- [Stated task]:
For the records below, give the count of lines holding the word "with" and nothing more.

[Stored dataset items]

## Start

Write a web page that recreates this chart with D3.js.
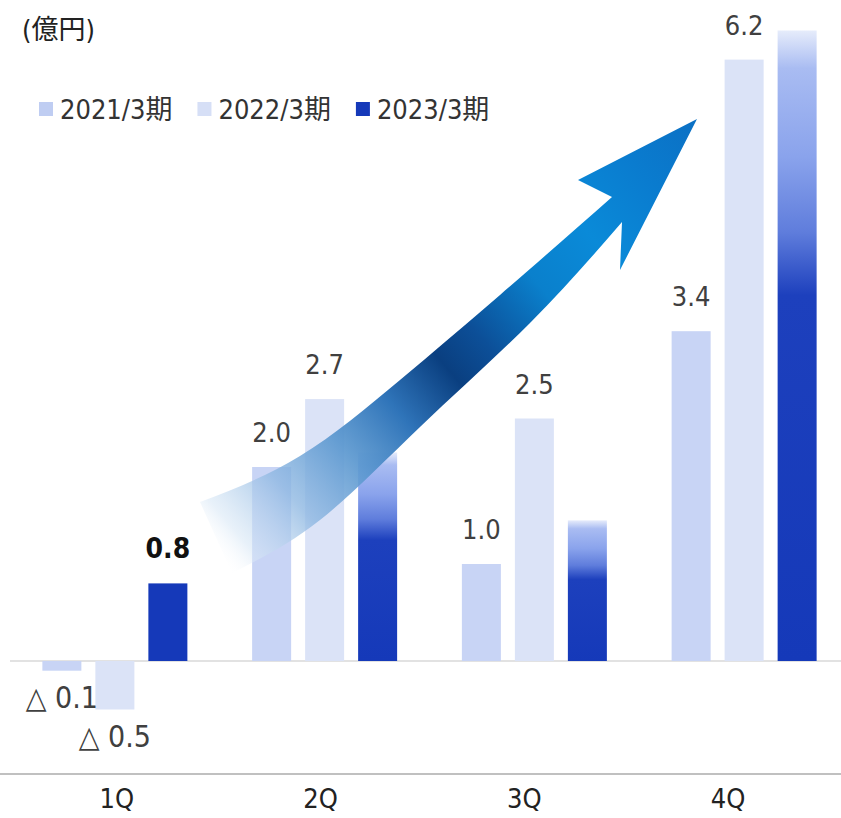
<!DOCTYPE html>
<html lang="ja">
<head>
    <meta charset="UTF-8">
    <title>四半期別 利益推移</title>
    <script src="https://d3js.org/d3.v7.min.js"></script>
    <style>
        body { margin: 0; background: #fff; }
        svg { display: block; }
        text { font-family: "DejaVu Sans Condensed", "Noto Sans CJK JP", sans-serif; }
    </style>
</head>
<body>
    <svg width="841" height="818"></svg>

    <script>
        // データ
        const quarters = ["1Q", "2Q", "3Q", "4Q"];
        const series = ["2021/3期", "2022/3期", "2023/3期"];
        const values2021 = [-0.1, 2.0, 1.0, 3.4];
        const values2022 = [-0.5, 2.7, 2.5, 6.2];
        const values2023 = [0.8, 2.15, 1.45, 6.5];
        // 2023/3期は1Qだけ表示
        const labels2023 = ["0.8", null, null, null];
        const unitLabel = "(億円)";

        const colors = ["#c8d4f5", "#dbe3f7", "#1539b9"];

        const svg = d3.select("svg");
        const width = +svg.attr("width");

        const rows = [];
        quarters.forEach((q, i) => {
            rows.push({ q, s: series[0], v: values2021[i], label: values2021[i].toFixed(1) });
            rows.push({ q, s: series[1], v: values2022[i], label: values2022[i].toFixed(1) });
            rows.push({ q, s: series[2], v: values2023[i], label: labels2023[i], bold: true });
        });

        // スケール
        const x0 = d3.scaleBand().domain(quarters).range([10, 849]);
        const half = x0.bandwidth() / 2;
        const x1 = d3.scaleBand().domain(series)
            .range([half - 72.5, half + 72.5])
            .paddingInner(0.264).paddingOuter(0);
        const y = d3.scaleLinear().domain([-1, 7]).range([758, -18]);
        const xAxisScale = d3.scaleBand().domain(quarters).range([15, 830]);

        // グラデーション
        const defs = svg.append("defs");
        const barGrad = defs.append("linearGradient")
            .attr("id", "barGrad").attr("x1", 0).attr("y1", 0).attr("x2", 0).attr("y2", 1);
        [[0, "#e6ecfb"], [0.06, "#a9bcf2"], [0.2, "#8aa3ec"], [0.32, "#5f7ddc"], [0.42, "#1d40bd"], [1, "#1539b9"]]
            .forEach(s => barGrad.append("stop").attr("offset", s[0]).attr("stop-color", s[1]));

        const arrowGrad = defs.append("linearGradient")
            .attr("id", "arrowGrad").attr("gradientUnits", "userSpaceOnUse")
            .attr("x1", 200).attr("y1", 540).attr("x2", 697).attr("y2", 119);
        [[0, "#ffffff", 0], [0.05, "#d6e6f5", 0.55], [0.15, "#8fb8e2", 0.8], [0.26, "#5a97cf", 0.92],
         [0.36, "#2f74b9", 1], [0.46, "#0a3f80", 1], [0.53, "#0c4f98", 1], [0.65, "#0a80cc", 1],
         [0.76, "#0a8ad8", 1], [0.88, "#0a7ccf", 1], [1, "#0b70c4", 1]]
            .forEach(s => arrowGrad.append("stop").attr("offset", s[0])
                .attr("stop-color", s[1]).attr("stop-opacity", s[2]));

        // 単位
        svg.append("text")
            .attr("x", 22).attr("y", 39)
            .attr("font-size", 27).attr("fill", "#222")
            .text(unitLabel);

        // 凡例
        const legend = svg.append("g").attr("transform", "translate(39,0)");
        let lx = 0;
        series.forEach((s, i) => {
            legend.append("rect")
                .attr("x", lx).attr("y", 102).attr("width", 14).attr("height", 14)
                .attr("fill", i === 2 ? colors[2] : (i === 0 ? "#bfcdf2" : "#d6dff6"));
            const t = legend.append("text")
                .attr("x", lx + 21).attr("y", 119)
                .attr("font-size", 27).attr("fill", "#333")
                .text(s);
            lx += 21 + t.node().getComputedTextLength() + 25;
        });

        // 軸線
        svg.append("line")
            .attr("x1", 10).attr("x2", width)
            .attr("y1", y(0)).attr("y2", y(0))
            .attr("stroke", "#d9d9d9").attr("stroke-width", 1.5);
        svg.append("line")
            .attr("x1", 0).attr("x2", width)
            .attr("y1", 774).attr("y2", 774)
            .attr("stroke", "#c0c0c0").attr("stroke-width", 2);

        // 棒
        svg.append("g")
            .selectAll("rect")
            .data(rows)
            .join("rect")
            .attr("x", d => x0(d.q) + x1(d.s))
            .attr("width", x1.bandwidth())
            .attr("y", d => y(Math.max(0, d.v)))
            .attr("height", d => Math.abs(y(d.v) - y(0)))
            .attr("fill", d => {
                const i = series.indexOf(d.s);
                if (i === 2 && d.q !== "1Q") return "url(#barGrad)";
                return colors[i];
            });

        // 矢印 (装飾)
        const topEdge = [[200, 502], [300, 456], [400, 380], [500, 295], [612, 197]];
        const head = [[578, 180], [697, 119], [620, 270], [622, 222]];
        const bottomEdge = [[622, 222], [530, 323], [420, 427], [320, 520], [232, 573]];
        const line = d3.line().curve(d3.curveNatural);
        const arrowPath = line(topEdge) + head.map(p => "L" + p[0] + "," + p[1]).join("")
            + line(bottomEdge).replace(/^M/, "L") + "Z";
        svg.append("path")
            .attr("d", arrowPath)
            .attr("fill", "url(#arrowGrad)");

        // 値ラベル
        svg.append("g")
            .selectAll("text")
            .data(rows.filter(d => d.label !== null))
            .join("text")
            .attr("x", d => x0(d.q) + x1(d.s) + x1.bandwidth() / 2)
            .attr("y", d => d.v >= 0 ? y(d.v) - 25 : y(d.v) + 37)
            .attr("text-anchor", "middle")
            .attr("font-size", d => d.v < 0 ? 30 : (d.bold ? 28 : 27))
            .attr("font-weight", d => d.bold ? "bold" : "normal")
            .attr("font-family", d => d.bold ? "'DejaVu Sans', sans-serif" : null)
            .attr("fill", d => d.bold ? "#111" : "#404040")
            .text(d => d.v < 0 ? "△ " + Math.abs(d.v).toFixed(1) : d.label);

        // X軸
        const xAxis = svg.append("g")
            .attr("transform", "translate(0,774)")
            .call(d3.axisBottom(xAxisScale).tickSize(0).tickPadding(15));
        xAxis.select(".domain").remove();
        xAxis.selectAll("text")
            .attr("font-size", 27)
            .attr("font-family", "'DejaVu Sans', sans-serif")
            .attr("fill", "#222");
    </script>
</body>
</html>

## End
## Start

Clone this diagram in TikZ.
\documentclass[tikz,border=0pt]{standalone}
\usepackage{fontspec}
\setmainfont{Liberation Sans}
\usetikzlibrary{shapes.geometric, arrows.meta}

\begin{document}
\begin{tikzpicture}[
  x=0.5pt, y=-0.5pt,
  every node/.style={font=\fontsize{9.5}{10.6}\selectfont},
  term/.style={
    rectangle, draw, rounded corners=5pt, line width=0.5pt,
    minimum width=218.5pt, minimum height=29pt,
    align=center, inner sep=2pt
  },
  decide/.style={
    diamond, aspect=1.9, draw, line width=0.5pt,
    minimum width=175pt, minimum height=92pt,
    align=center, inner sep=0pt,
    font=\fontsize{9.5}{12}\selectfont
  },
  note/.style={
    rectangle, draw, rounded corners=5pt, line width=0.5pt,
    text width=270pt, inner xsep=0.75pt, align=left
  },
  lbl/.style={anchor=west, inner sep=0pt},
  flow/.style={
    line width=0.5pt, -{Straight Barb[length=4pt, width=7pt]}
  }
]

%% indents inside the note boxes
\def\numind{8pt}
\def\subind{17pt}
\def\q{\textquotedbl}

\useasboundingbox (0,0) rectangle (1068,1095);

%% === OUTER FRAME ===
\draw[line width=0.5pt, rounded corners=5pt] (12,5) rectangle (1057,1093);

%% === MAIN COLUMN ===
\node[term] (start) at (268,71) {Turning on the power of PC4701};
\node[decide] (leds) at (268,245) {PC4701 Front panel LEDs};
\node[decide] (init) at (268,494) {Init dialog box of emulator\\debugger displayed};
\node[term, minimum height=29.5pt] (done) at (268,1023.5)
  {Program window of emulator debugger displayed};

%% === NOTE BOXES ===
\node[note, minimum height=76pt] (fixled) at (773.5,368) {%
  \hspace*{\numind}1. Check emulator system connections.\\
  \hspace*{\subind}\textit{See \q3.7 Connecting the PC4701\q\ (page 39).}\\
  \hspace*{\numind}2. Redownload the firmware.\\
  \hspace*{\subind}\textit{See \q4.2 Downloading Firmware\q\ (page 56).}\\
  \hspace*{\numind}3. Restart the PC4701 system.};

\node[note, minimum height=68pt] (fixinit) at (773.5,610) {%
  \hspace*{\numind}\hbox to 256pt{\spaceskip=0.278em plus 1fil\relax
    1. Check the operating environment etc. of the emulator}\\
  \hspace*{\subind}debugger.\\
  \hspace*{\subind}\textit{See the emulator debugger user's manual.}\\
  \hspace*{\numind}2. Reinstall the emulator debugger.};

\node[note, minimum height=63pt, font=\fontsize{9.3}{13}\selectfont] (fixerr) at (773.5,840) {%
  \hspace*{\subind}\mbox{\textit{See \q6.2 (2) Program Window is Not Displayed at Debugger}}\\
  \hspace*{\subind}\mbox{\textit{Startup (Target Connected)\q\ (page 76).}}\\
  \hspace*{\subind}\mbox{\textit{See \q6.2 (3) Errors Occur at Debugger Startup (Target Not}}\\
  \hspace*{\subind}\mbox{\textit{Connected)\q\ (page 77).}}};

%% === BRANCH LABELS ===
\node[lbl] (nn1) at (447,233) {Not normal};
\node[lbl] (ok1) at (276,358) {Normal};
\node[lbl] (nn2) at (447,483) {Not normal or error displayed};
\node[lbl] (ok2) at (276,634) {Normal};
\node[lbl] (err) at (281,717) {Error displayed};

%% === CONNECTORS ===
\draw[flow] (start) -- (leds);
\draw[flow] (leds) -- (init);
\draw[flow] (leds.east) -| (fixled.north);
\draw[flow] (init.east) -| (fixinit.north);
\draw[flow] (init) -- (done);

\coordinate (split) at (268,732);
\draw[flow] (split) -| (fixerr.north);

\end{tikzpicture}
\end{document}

## End
## Start

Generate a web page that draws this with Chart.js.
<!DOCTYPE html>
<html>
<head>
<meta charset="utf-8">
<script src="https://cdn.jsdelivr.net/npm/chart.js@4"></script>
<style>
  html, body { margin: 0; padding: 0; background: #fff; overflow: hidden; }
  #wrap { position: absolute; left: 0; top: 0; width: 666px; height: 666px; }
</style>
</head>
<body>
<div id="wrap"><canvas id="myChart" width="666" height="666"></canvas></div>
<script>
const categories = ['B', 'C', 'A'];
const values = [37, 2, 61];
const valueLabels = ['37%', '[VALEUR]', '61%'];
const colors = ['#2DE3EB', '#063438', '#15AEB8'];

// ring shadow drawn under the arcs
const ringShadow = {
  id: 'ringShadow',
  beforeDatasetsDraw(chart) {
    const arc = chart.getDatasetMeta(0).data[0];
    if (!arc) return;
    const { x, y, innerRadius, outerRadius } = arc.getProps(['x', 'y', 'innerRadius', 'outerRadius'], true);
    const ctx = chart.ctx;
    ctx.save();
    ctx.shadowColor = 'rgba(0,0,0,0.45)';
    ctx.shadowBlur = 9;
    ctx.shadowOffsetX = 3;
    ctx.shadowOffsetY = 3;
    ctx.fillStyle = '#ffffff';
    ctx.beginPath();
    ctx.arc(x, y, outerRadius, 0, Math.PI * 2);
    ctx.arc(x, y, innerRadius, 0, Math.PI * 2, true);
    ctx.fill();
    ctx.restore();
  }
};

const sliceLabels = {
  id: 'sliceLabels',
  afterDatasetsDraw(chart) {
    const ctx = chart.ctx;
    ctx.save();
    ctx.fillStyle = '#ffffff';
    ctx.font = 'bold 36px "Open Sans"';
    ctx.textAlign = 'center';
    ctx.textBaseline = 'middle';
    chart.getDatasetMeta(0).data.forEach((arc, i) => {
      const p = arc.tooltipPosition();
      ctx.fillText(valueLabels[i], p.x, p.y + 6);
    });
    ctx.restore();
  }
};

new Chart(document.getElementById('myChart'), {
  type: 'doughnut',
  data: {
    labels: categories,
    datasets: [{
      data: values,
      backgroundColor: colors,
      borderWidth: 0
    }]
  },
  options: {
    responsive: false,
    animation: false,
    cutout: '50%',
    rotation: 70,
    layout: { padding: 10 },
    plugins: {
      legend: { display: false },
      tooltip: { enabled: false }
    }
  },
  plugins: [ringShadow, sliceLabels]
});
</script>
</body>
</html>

## End

- [Solution to this problem]:
2